Figure scripts:
───
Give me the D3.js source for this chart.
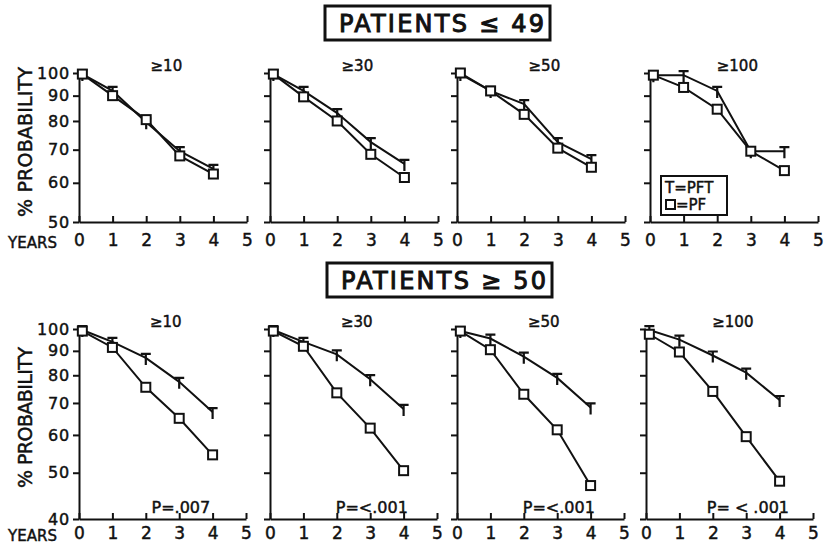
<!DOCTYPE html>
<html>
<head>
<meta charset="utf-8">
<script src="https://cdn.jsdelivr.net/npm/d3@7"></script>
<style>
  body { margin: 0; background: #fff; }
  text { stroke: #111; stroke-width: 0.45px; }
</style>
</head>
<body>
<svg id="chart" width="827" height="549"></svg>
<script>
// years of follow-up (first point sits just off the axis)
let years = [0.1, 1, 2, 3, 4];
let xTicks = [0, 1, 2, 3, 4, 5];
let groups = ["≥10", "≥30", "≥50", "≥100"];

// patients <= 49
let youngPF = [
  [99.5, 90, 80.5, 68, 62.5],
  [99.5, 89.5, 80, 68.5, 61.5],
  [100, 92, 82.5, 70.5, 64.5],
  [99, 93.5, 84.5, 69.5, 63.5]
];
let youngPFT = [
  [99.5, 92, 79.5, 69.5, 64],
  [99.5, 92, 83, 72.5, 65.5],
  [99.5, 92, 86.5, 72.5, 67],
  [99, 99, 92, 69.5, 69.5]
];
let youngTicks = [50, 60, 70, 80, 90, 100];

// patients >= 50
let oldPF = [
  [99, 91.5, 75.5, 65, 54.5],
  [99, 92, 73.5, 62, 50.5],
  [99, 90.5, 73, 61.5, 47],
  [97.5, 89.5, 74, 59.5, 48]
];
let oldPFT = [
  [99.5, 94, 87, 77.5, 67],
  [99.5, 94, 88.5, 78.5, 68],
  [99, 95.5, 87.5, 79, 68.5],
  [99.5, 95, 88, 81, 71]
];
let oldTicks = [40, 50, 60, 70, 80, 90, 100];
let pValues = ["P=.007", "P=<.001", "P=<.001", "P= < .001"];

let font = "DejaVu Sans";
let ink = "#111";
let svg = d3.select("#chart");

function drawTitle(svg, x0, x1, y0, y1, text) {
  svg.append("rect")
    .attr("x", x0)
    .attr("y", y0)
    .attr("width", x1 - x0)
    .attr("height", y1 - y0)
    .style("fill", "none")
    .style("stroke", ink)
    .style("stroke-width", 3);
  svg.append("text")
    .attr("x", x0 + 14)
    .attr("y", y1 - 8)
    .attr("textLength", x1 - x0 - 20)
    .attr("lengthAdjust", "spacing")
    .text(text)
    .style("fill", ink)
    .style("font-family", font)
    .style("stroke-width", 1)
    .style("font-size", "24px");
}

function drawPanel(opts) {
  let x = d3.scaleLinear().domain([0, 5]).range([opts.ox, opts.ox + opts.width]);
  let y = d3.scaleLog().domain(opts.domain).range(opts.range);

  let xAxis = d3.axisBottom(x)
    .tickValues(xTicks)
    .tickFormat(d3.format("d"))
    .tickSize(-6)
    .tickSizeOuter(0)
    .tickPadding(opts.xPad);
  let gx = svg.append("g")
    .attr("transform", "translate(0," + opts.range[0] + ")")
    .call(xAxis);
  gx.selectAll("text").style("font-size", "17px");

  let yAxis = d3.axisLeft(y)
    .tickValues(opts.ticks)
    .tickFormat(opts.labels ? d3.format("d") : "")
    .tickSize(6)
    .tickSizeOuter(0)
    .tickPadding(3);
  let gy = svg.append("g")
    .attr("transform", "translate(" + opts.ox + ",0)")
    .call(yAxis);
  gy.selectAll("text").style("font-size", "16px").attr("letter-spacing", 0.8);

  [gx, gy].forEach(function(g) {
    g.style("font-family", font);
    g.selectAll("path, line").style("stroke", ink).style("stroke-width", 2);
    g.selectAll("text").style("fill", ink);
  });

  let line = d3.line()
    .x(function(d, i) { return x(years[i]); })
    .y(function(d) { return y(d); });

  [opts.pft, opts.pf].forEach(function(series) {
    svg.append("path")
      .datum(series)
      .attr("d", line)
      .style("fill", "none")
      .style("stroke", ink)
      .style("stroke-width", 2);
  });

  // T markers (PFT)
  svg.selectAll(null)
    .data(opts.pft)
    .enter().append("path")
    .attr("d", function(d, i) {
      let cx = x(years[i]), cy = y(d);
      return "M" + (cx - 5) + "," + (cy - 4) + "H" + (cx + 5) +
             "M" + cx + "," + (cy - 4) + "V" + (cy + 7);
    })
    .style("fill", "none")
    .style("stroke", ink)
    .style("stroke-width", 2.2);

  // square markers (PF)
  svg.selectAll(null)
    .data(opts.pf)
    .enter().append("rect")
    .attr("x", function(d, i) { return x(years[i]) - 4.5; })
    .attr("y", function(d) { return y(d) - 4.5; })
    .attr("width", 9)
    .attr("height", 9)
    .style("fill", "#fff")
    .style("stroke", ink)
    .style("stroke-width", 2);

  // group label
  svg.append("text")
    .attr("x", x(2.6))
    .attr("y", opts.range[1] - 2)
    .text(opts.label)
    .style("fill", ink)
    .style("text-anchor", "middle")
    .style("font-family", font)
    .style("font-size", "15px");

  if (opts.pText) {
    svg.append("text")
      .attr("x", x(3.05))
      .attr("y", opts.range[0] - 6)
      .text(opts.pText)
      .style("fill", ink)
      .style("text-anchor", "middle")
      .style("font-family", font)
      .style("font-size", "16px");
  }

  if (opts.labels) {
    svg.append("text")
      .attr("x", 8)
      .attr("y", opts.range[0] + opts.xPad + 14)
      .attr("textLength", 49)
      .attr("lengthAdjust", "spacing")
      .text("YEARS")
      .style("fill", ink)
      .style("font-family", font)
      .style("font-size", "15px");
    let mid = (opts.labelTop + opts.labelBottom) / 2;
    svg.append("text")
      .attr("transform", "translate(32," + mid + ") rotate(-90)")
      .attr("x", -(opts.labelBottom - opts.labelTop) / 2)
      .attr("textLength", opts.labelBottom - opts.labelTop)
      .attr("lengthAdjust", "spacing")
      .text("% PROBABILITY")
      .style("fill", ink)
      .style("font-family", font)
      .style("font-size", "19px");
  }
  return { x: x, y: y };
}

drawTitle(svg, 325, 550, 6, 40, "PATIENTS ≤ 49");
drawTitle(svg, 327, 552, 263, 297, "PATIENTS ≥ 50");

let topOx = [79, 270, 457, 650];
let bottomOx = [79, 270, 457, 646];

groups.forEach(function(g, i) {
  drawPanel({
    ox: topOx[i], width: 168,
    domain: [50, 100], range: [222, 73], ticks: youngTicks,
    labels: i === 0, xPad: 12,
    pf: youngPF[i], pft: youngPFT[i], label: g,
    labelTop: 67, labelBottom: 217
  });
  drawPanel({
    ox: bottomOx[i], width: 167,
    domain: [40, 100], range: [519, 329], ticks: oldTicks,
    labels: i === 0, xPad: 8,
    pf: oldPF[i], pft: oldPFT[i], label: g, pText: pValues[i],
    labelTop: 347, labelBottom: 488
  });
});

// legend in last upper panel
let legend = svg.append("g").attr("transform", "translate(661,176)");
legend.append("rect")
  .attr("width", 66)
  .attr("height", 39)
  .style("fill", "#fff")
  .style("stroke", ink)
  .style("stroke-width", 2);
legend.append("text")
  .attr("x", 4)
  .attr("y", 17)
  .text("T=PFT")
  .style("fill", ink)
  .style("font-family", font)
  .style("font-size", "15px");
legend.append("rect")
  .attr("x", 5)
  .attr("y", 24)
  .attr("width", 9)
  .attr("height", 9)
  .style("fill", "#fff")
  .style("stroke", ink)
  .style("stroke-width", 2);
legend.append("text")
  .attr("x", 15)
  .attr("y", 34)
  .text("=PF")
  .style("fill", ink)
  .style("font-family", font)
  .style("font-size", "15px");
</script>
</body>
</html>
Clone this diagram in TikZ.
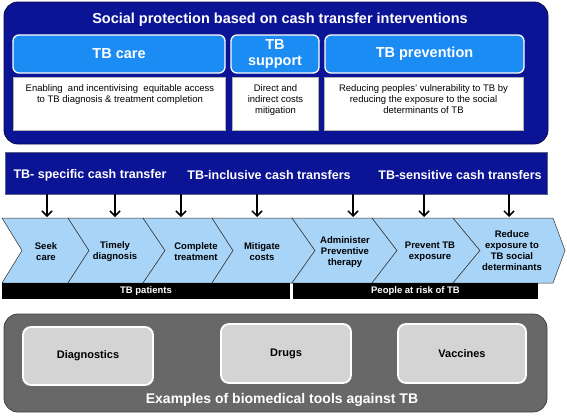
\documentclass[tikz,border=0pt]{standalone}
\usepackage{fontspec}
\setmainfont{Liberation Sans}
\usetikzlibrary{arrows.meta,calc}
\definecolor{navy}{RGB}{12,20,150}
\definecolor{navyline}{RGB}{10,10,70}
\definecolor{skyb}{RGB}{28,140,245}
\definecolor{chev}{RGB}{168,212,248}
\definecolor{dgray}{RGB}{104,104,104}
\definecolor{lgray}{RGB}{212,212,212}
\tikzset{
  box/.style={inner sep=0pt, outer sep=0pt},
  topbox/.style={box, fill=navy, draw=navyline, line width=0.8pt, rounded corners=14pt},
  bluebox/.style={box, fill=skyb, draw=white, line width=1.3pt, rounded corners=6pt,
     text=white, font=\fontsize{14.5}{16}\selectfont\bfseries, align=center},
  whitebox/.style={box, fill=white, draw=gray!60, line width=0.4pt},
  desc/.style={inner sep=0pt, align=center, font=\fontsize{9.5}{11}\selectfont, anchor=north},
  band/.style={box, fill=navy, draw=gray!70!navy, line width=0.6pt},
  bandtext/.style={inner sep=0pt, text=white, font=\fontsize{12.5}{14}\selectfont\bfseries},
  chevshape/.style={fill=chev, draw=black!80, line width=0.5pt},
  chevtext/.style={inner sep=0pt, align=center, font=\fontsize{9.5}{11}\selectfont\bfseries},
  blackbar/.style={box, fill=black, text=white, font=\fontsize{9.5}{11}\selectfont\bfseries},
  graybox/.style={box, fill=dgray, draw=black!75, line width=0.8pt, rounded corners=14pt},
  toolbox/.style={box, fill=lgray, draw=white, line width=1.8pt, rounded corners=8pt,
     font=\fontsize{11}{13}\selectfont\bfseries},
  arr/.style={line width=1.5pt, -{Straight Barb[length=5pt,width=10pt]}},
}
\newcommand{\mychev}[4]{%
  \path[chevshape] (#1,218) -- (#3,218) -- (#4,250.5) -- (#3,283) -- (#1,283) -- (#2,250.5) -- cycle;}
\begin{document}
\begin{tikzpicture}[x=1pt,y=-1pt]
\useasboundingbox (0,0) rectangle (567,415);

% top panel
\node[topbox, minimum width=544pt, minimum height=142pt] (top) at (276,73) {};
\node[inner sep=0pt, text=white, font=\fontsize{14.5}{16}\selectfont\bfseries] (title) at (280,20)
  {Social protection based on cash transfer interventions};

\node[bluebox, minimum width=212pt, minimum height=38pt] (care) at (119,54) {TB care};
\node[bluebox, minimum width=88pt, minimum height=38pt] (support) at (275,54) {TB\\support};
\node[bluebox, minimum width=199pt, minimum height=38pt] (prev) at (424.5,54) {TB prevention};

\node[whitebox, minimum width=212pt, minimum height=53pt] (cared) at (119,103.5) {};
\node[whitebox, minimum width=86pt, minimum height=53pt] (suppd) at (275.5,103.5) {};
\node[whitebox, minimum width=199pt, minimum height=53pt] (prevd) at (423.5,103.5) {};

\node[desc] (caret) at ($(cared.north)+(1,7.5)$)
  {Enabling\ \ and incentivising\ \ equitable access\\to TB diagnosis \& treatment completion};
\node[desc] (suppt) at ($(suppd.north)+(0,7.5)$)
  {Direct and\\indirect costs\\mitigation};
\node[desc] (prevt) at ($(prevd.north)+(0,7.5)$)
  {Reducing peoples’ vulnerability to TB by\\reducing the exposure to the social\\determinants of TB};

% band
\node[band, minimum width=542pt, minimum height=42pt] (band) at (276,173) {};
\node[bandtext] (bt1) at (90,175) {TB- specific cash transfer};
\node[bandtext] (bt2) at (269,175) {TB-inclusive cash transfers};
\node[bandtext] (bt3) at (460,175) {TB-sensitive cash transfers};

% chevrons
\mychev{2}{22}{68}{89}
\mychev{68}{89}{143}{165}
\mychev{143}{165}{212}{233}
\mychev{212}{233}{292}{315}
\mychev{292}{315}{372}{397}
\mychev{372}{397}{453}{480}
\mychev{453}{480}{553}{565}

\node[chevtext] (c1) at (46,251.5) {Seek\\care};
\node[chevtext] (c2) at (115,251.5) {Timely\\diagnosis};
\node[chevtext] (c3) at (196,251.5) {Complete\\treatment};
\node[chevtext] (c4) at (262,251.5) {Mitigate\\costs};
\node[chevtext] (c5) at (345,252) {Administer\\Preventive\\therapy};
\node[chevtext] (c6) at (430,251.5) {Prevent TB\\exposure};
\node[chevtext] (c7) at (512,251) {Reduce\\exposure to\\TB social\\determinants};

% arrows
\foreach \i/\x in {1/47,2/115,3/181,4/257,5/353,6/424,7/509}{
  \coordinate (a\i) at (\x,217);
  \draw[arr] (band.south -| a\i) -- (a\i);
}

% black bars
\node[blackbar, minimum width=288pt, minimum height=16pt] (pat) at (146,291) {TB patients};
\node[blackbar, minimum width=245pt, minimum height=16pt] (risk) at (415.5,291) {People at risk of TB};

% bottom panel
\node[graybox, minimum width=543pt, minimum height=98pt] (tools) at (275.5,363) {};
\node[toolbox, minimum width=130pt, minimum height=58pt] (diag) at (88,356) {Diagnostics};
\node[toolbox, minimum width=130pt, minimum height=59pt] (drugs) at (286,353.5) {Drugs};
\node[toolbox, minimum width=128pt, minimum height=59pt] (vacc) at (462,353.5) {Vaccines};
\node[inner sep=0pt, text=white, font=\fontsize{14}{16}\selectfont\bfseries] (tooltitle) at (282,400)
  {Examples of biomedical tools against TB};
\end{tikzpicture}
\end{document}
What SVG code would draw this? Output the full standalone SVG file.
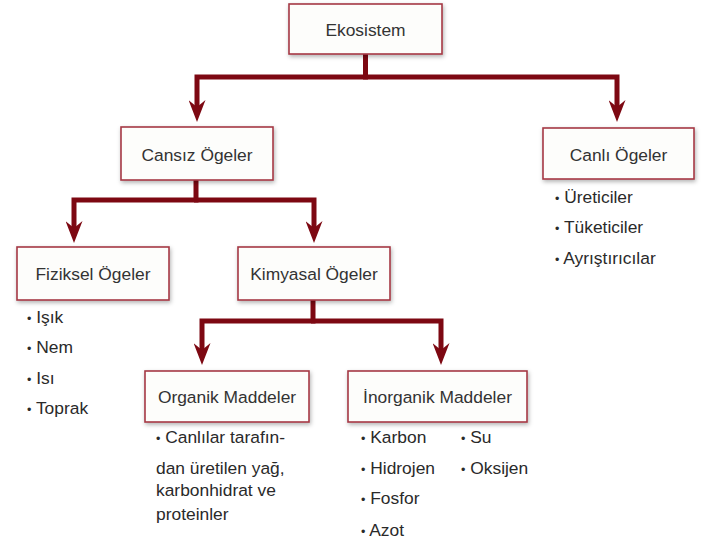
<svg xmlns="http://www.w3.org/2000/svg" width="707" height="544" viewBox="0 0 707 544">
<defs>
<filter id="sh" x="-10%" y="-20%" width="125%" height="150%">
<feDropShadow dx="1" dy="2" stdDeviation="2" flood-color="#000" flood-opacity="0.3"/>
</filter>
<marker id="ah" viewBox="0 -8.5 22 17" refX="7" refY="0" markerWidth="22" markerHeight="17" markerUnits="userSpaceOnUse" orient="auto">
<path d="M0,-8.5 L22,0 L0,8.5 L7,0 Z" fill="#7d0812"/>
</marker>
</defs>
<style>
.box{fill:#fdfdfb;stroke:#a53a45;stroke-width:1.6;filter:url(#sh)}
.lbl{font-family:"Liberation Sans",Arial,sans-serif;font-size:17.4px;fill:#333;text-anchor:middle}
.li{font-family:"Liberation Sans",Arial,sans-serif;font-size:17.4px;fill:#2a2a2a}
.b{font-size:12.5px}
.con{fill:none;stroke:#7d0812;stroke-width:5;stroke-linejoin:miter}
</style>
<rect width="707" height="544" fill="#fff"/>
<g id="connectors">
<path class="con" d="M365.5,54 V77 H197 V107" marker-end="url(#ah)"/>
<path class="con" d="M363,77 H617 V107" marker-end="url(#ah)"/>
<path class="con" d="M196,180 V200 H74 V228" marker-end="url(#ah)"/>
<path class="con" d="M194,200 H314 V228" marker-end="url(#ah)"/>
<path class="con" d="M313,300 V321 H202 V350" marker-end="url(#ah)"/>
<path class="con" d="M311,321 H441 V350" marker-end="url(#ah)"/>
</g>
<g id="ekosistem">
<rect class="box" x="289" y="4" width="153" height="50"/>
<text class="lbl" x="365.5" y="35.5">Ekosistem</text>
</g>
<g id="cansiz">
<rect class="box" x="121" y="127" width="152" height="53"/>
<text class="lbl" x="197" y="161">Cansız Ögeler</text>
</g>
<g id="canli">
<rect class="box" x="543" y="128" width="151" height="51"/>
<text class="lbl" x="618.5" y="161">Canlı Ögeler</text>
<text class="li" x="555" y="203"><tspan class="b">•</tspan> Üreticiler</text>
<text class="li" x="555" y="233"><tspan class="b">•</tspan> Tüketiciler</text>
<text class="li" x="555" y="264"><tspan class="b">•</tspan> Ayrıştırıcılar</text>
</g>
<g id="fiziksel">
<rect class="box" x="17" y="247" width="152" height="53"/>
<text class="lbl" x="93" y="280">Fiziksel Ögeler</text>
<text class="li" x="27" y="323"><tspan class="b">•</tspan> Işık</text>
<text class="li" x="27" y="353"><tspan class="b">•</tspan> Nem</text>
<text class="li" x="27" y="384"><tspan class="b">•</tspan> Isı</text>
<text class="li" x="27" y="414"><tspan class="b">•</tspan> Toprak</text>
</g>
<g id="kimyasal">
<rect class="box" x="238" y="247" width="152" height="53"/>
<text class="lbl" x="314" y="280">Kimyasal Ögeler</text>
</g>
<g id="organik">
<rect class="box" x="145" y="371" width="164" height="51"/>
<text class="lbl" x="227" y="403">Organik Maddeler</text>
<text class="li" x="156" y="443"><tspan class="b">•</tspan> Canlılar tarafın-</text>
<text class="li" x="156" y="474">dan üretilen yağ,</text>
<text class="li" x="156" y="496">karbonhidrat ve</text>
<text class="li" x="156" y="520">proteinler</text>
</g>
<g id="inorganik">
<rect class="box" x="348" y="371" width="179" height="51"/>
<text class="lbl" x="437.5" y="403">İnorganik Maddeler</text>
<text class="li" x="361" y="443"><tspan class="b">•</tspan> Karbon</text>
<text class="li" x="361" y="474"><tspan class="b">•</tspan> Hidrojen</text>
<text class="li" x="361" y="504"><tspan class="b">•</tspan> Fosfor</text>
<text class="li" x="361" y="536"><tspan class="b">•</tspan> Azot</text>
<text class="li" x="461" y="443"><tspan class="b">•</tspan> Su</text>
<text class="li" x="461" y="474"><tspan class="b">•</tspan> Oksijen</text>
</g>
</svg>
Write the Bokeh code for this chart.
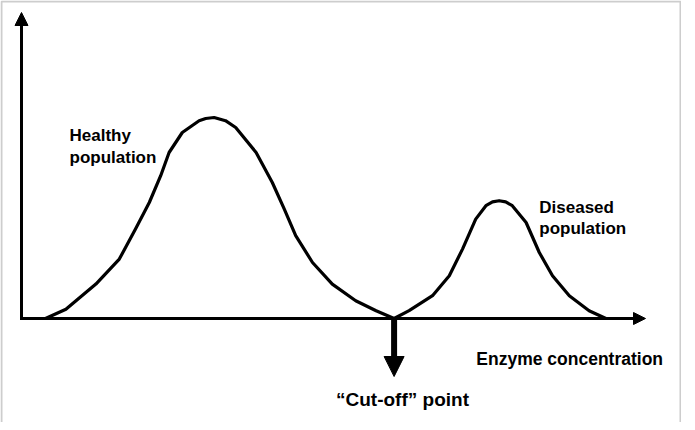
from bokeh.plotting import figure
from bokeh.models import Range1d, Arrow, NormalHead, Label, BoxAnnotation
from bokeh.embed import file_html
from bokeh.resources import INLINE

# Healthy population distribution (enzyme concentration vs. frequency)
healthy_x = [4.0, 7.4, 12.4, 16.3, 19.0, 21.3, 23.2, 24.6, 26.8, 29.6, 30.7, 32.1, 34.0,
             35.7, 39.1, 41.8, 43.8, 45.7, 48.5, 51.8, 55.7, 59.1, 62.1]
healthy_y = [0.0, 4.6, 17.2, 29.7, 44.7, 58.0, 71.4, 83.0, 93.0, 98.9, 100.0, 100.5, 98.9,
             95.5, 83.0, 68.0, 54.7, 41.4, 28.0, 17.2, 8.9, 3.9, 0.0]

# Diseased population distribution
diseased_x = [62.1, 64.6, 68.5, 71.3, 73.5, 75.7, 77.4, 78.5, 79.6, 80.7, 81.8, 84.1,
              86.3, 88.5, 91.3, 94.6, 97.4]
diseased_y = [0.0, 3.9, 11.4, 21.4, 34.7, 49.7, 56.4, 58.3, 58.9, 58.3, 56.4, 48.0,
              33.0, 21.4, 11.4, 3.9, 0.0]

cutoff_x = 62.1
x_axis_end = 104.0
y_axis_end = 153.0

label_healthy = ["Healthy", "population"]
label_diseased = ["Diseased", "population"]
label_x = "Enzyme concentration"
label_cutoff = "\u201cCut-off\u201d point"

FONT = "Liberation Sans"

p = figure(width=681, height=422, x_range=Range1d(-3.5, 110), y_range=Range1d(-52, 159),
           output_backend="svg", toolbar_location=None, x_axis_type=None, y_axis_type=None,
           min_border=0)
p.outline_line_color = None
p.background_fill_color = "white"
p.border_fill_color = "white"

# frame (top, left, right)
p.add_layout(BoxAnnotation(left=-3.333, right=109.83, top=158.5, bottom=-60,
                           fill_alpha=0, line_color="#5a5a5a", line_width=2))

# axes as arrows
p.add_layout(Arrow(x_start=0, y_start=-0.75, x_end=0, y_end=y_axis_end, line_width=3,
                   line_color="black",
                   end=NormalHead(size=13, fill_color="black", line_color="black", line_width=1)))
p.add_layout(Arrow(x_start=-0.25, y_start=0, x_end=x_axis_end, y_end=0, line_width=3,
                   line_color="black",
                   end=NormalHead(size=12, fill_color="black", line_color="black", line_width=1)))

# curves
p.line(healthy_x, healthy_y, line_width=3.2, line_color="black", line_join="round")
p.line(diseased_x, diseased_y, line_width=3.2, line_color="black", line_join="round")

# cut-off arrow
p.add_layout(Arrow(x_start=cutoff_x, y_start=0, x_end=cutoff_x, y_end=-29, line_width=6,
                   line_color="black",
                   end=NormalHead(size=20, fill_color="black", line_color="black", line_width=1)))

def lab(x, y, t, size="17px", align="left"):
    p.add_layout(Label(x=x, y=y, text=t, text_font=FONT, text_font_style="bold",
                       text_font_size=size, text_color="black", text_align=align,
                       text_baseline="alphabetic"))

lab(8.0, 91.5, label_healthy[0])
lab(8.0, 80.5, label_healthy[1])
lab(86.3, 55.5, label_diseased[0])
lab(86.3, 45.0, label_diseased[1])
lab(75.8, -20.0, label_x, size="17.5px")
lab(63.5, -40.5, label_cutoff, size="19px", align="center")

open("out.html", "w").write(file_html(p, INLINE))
───
Written instruction:
Quote word for word only the lines above from the one containing "Write the Bokeh code for this chart." through the one containing "95.5, 83.0, 68.0, 54.7, 41.4, 28.0, 17.2, 8.9, 3.9, 0.0]". Pictures stay out of your copy.

Full response:
Write the Bokeh code for this chart.
from bokeh.plotting import figure
from bokeh.models import Range1d, Arrow, NormalHead, Label, BoxAnnotation
from bokeh.embed import file_html
from bokeh.resources import INLINE

# Healthy population distribution (enzyme concentration vs. frequency)
healthy_x = [4.0, 7.4, 12.4, 16.3, 19.0, 21.3, 23.2, 24.6, 26.8, 29.6, 30.7, 32.1, 34.0,
             35.7, 39.1, 41.8, 43.8, 45.7, 48.5, 51.8, 55.7, 59.1, 62.1]
healthy_y = [0.0, 4.6, 17.2, 29.7, 44.7, 58.0, 71.4, 83.0, 93.0, 98.9, 100.0, 100.5, 98.9,
             95.5, 83.0, 68.0, 54.7, 41.4, 28.0, 17.2, 8.9, 3.9, 0.0]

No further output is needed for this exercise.